Мне очень жалко маму – видно же, как она изворачивается в своих попытках обелить отца, и действительно, кто же мог знать, что троюродная сестрица выйдет замуж за «врага народа», потом, кстати, реабилитированного? Но любой человек – жертва обстоятельств, и в обстоятельствах чрезвычайных он меняется чрезвычайно, до неузнаваемости.
Представьте теперь, дорогой читатель, в каком смятении метались мозги в башках советских людей в ходе и свистах всесоюзной кампании по ловле и умерщвлению пресловутых «врагов народа». Как судорожно писали друг на друга, как подслушивали друг друга и выискивали, что бы такое грязненькое воплотить на бумаге. Одни метили в тех, кто просто не нравился, либо мордой не вышел, либо дорогу перешёл, либо мешал перебраться на следующую ступеньку карьеры – да мало ли у венца творения поводов для сотворения гадости? А уж жилплощадь заполучить, да ещё в хорошем месте, на Сретенке, в условиях массовой скученности населения, – эта мечта жива и ныне, когда некоторые господа даже отстроили золотые унитазы.
История показывает, что власть в любой стране может раздуть любой вид массового психоза, будь то космополитизм (сам видел, как выгоняли евреев из московского трамвая), или квасной патриотизм, когда ревут трубы и гремят марши, или русофобия на самый идиотский манер с придумкой фантастических историй о злодеяниях русской разведки… Хомо сапиенс подвержен влиянию и при надлежащей пропагандистской обработке легко преображается в барана в стаде. Как писал Бертольд Брехт: «Шагают бараны в ряд. / Бьют барабаны… / Кожу для них дают / Сами бараны».

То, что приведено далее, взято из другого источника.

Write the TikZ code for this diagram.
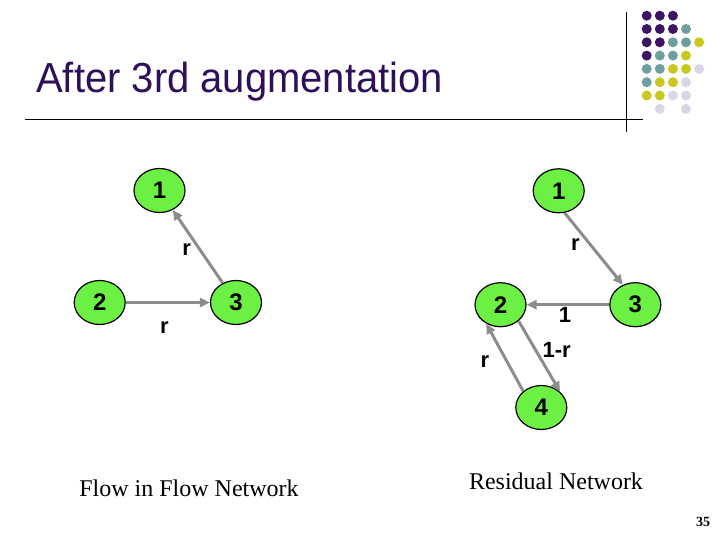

Тем не менее – о, роковая случайность! – уже упомянутый Виктор Ильин во время дежурства по отделу и доклада начальнику осмелился молвить: «За что сидит Любимов? Как он может быть троцкистом, если он только слышал о нём? Дело же его выеденного яйца не стоит». Так рассказывал нам с папой сам Виктор Николаевич в 50-х, когда после смерти вождя народов вернулся из лубянской тюрьмы, где просидел в одиночке целых девять лет. Короче, папу освободили, мама плакала от счастья, решение о переезде в Киев в престижную квартиру было встречено на ура, – начиналась новая счастливая жизнь.